I've noticed that my use of `source' below might be misunderstood.
Here's a snippet from the documentation that should help:

     mv [OPTION]... SOURCE DEST
     mv [OPTION]... SOURCE... DIRECTORY

address@hidden (Bob Proulx) wrote:
...
> I know this is one of the features that you really like.

Hmm... I wouldn't go that far :)
I think it's a worthwhile feature, since it can help naive or
careless users avoid accidentally destroying their SOURCE files.

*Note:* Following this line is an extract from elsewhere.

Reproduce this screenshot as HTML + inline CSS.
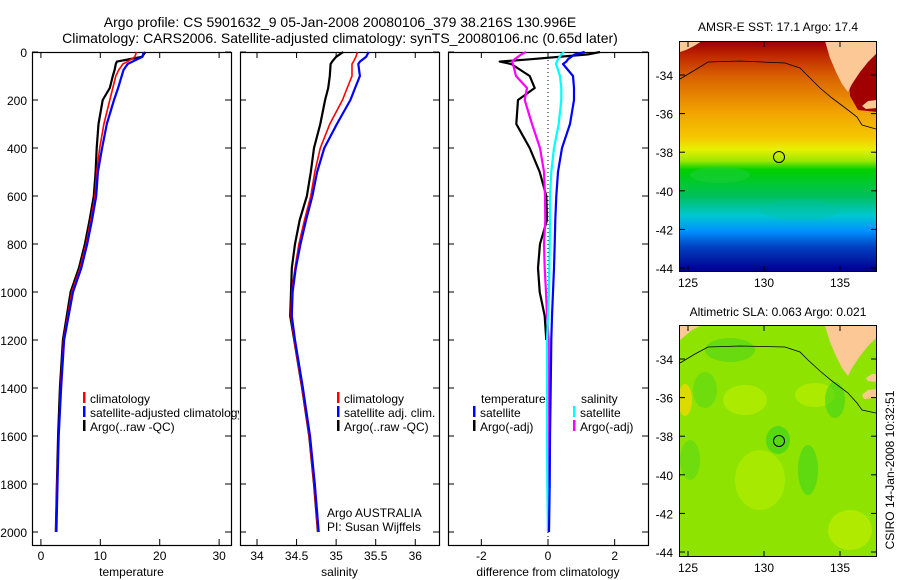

> I often have cases where I have duplicate files here and there in a
> directory tree.  For various reasons I want to move them to the
> archive.  If they are named the same they have the same contents so I
> only want to keep exactly one copy of them.  So I want
>
>   mv */*/foo ../ARCHIVE/
>   mv $(find . -name foo -print)../ARCHIVE/
>
> to move those files to the target directory.  But of course with the
> duplicate check in place that fails.  So then I started using a for
> loop so that it would be different mv commands.
>
>   for f in */*/foo; do mv $f ../ARCHIVE/

In general, you can add mv's --backup option:

   mv --backup=numbered */*/foo ../ARCHIVE/

then you'll find like-named files with suffixes like .~1~, .~2~, etc.
in your ARCHIVE directory.  Personally, I've been happy to have mv aliased
to `mv --backup=numbered' for as long as GNU mv has had that option.
Of course, if they're really all the same, you won't want to archive
the ~-backup files.

> That works but is a lot of typing.  If the -f option forced the move
> then I would be happy with that.  The documentation explicitly says it
> will overwrite files.
>
>      -f, --force
>           do not prompt before overwriting (equivalent to --reply=yes)

Well, we can't really use -f/--force, because -f has POSIX-specified
behavior controlling whether mv prompts -- not whether it refuses to
do something that might be confusing.  Besides, --force applies to
*destination* files, which is a little ambiguous in this case, since a
SOURCE file is moved to its destination, and later mv sees that renamed
SOURCE file as the destination for another move.

>>   * mv (likewise for cp), now fails rather than silently clobbering one of
>>       the source files in the following example:
>>       rm -rf a b c; mkdir a b c; touch a/f b/f; mv a/f b/f c
>
> (Don't read too much sarcasm into this next statement.)
> I am hoping there are no plans to make this fail.
>
>   touch foo bar
>   mv foo bar
>
> Because currently that also silently clobbers files.  But that is just
> the way I like it!

:-)
The key phrase above is `clobbering one of the *SOURCE* files'.

The difference is that `mv foo bar' unlinks a *destination* file,
which is what everyone expects mv to do.  Few realize that a
POSIX-compliant mv can sometimes clobber *SOURCE* files, too.